-- start --

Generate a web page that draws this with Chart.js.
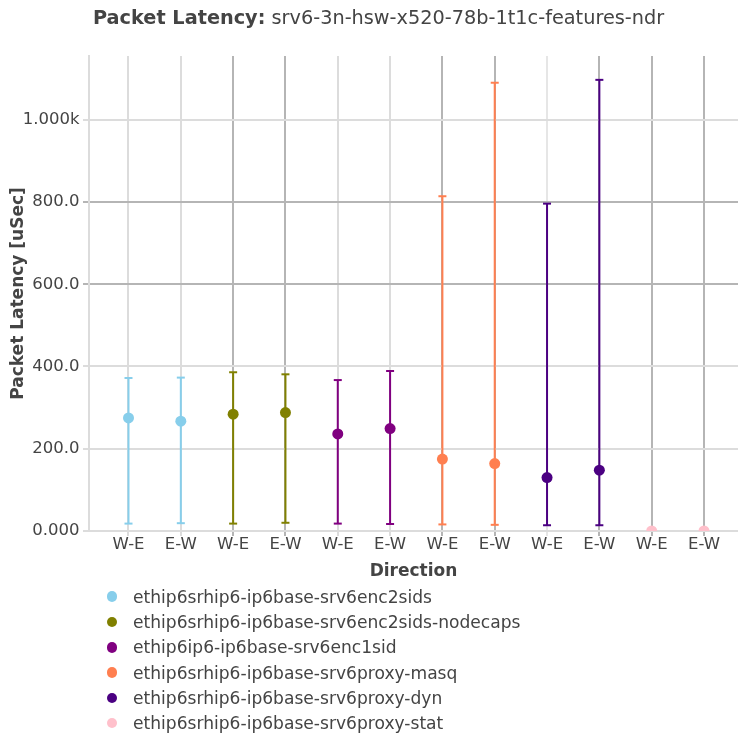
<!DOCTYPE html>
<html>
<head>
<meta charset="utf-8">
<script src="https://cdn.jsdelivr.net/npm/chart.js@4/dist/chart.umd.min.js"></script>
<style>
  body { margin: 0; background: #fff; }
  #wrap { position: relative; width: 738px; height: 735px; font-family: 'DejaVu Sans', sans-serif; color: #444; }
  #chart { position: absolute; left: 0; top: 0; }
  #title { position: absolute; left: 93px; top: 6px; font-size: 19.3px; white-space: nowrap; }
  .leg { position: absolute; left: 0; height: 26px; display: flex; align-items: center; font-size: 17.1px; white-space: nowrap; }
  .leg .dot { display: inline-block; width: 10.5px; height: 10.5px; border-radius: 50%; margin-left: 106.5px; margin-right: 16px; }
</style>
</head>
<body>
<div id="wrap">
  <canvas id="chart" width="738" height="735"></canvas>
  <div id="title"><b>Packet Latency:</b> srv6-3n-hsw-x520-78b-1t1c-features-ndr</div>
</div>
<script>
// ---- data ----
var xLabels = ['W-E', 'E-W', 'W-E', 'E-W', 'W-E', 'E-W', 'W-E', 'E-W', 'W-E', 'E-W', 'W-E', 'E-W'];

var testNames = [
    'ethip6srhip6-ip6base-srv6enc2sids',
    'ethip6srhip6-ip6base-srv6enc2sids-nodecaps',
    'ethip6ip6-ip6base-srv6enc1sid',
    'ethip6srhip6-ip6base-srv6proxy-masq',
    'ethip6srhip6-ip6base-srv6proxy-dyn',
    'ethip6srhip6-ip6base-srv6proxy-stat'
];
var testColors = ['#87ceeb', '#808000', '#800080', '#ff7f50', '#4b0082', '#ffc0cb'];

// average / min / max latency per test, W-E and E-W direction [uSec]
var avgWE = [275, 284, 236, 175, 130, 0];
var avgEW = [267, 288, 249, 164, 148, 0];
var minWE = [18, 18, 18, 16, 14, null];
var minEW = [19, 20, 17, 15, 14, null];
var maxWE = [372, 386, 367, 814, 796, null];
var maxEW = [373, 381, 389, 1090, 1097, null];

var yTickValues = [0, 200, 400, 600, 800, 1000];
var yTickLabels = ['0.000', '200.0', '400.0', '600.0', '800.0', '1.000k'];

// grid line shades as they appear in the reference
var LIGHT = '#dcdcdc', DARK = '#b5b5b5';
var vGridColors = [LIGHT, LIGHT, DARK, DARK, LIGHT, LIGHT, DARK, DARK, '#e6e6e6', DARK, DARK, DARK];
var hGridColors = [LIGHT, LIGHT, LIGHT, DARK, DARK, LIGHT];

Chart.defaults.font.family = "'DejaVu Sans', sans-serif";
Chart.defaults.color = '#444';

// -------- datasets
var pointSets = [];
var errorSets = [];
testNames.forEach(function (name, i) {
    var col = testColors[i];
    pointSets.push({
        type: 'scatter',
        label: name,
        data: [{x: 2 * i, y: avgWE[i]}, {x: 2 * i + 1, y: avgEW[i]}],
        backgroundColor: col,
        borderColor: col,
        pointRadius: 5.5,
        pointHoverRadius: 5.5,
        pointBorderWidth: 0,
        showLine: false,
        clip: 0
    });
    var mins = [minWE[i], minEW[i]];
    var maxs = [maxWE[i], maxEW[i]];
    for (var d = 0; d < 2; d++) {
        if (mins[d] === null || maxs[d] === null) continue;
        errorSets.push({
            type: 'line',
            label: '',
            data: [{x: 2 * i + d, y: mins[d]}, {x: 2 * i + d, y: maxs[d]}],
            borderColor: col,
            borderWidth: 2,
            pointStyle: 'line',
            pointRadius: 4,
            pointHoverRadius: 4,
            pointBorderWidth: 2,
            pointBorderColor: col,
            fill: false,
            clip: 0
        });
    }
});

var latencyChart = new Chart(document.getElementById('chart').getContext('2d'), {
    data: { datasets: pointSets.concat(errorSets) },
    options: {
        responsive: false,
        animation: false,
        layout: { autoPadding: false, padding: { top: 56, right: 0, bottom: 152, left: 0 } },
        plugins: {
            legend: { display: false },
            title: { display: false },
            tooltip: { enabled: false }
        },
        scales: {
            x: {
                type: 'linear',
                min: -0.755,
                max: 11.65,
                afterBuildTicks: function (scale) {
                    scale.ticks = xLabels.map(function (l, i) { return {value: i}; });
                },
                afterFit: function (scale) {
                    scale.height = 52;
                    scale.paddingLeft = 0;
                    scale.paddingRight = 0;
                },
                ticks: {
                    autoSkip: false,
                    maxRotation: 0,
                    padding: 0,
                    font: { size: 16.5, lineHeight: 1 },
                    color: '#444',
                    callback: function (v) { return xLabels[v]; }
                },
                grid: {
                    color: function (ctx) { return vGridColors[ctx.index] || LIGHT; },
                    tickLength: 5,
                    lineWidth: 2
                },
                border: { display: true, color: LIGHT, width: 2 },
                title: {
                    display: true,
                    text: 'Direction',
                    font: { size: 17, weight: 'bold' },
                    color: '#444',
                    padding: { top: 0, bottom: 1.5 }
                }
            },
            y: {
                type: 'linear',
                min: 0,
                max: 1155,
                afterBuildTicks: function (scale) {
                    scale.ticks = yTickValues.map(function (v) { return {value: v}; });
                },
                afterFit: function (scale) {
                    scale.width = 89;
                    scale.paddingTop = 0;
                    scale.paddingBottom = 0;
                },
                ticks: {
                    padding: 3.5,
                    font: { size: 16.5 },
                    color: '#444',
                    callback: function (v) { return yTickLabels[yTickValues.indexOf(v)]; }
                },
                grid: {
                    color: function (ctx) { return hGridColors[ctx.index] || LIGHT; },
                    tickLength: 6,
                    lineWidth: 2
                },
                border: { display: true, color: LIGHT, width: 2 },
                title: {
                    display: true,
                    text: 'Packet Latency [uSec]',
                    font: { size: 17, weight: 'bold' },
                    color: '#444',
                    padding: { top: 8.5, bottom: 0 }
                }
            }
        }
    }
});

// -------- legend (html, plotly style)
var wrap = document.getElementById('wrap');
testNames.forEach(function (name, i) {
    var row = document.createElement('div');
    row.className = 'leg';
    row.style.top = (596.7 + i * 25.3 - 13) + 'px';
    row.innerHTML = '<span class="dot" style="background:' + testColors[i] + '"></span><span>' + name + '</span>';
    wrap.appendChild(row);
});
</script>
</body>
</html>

-- end --

- **What you are asked to do**:
Using the data above, print every line exactly, omitting pictures.

- **Solution to this task**:
Generate a web page that draws this with Chart.js.
<!DOCTYPE html>
<html>
<head>
<meta charset="utf-8">
<script src="https://cdn.jsdelivr.net/npm/chart.js@4/dist/chart.umd.min.js"></script>
<style>
  body { margin: 0; background: #fff; }
  #wrap { position: relative; width: 738px; height: 735px; font-family: 'DejaVu Sans', sans-serif; color: #444; }
  #chart { position: absolute; left: 0; top: 0; }
  #title { position: absolute; left: 93px; top: 6px; font-size: 19.3px; white-space: nowrap; }
  .leg { position: absolute; left: 0; height: 26px; display: flex; align-items: center; font-size: 17.1px; white-space: nowrap; }
  .leg .dot { display: inline-block; width: 10.5px; height: 10.5px; border-radius: 50%; margin-left: 106.5px; margin-right: 16px; }
</style>
</head>
<body>
<div id="wrap">
  <canvas id="chart" width="738" height="735"></canvas>
  <div id="title"><b>Packet Latency:</b> srv6-3n-hsw-x520-78b-1t1c-features-ndr</div>
</div>
<script>
// ---- data ----
var xLabels = ['W-E', 'E-W', 'W-E', 'E-W', 'W-E', 'E-W', 'W-E', 'E-W', 'W-E', 'E-W', 'W-E', 'E-W'];

var testNames = [
    'ethip6srhip6-ip6base-srv6enc2sids',
    'ethip6srhip6-ip6base-srv6enc2sids-nodecaps',
    'ethip6ip6-ip6base-srv6enc1sid',
    'ethip6srhip6-ip6base-srv6proxy-masq',
    'ethip6srhip6-ip6base-srv6proxy-dyn',
    'ethip6srhip6-ip6base-srv6proxy-stat'
];
var testColors = ['#87ceeb', '#808000', '#800080', '#ff7f50', '#4b0082', '#ffc0cb'];

// average / min / max latency per test, W-E and E-W direction [uSec]
var avgWE = [275, 284, 236, 175, 130, 0];
var avgEW = [267, 288, 249, 164, 148, 0];
var minWE = [18, 18, 18, 16, 14, null];
var minEW = [19, 20, 17, 15, 14, null];
var maxWE = [372, 386, 367, 814, 796, null];
var maxEW = [373, 381, 389, 1090, 1097, null];

var yTickValues = [0, 200, 400, 600, 800, 1000];
var yTickLabels = ['0.000', '200.0', '400.0', '600.0', '800.0', '1.000k'];

// grid line shades as they appear in the reference
var LIGHT = '#dcdcdc', DARK = '#b5b5b5';
var vGridColors = [LIGHT, LIGHT, DARK, DARK, LIGHT, LIGHT, DARK, DARK, '#e6e6e6', DARK, DARK, DARK];
var hGridColors = [LIGHT, LIGHT, LIGHT, DARK, DARK, LIGHT];

Chart.defaults.font.family = "'DejaVu Sans', sans-serif";
Chart.defaults.color = '#444';

// -------- datasets
var pointSets = [];
var errorSets = [];
testNames.forEach(function (name, i) {
    var col = testColors[i];
    pointSets.push({
        type: 'scatter',
        label: name,
        data: [{x: 2 * i, y: avgWE[i]}, {x: 2 * i + 1, y: avgEW[i]}],
        backgroundColor: col,
        borderColor: col,
        pointRadius: 5.5,
        pointHoverRadius: 5.5,
        pointBorderWidth: 0,
        showLine: false,
        clip: 0
    });
    var mins = [minWE[i], minEW[i]];
    var maxs = [maxWE[i], maxEW[i]];
    for (var d = 0; d < 2; d++) {
        if (mins[d] === null || maxs[d] === null) continue;
        errorSets.push({
            type: 'line',
            label: '',
            data: [{x: 2 * i + d, y: mins[d]}, {x: 2 * i + d, y: maxs[d]}],
            borderColor: col,
            borderWidth: 2,
            pointStyle: 'line',
            pointRadius: 4,
            pointHoverRadius: 4,
            pointBorderWidth: 2,
            pointBorderColor: col,
            fill: false,
            clip: 0
        });
    }
});

var latencyChart = new Chart(document.getElementById('chart').getContext('2d'), {
    data: { datasets: pointSets.concat(errorSets) },
    options: {
        responsive: false,
        animation: false,
        layout: { autoPadding: false, padding: { top: 56, right: 0, bottom: 152, left: 0 } },
        plugins: {
            legend: { display: false },
            title: { display: false },
            tooltip: { enabled: false }
        },
        scales: {
            x: {
                type: 'linear',
                min: -0.755,
                max: 11.65,
                afterBuildTicks: function (scale) {
                    scale.ticks = xLabels.map(function (l, i) { return {value: i}; });
                },
                afterFit: function (scale) {
                    scale.height = 52;
                    scale.paddingLeft = 0;
                    scale.paddingRight = 0;
                },
                ticks: {
                    autoSkip: false,
                    maxRotation: 0,
                    padding: 0,
                    font: { size: 16.5, lineHeight: 1 },
                    color: '#444',
                    callback: function (v) { return xLabels[v]; }
                },
                grid: {
                    color: function (ctx) { return vGridColors[ctx.index] || LIGHT; },
                    tickLength: 5,
                    lineWidth: 2
                },
                border: { display: true, color: LIGHT, width: 2 },
                title: {
                    display: true,
                    text: 'Direction',
                    font: { size: 17, weight: 'bold' },
                    color: '#444',
                    padding: { top: 0, bottom: 1.5 }
                }
            },
            y: {
                type: 'linear',
                min: 0,
                max: 1155,
                afterBuildTicks: function (scale) {
                    scale.ticks = yTickValues.map(function (v) { return {value: v}; });
                },
                afterFit: function (scale) {
                    scale.width = 89;
                    scale.paddingTop = 0;
                    scale.paddingBottom = 0;
                },
                ticks: {
                    padding: 3.5,
                    font: { size: 16.5 },
                    color: '#444',
                    callback: function (v) { return yTickLabels[yTickValues.indexOf(v)]; }
                },
                grid: {
                    color: function (ctx) { return hGridColors[ctx.index] || LIGHT; },
                    tickLength: 6,
                    lineWidth: 2
                },
                border: { display: true, color: LIGHT, width: 2 },
                title: {
                    display: true,
                    text: 'Packet Latency [uSec]',
                    font: { size: 17, weight: 'bold' },
                    color: '#444',
                    padding: { top: 8.5, bottom: 0 }
                }
            }
        }
    }
});

// -------- legend (html, plotly style)
var wrap = document.getElementById('wrap');
testNames.forEach(function (name, i) {
    var row = document.createElement('div');
    row.className = 'leg';
    row.style.top = (596.7 + i * 25.3 - 13) + 'px';
    row.innerHTML = '<span class="dot" style="background:' + testColors[i] + '"></span><span>' + name + '</span>';
    wrap.appendChild(row);
});
</script>
</body>
</html>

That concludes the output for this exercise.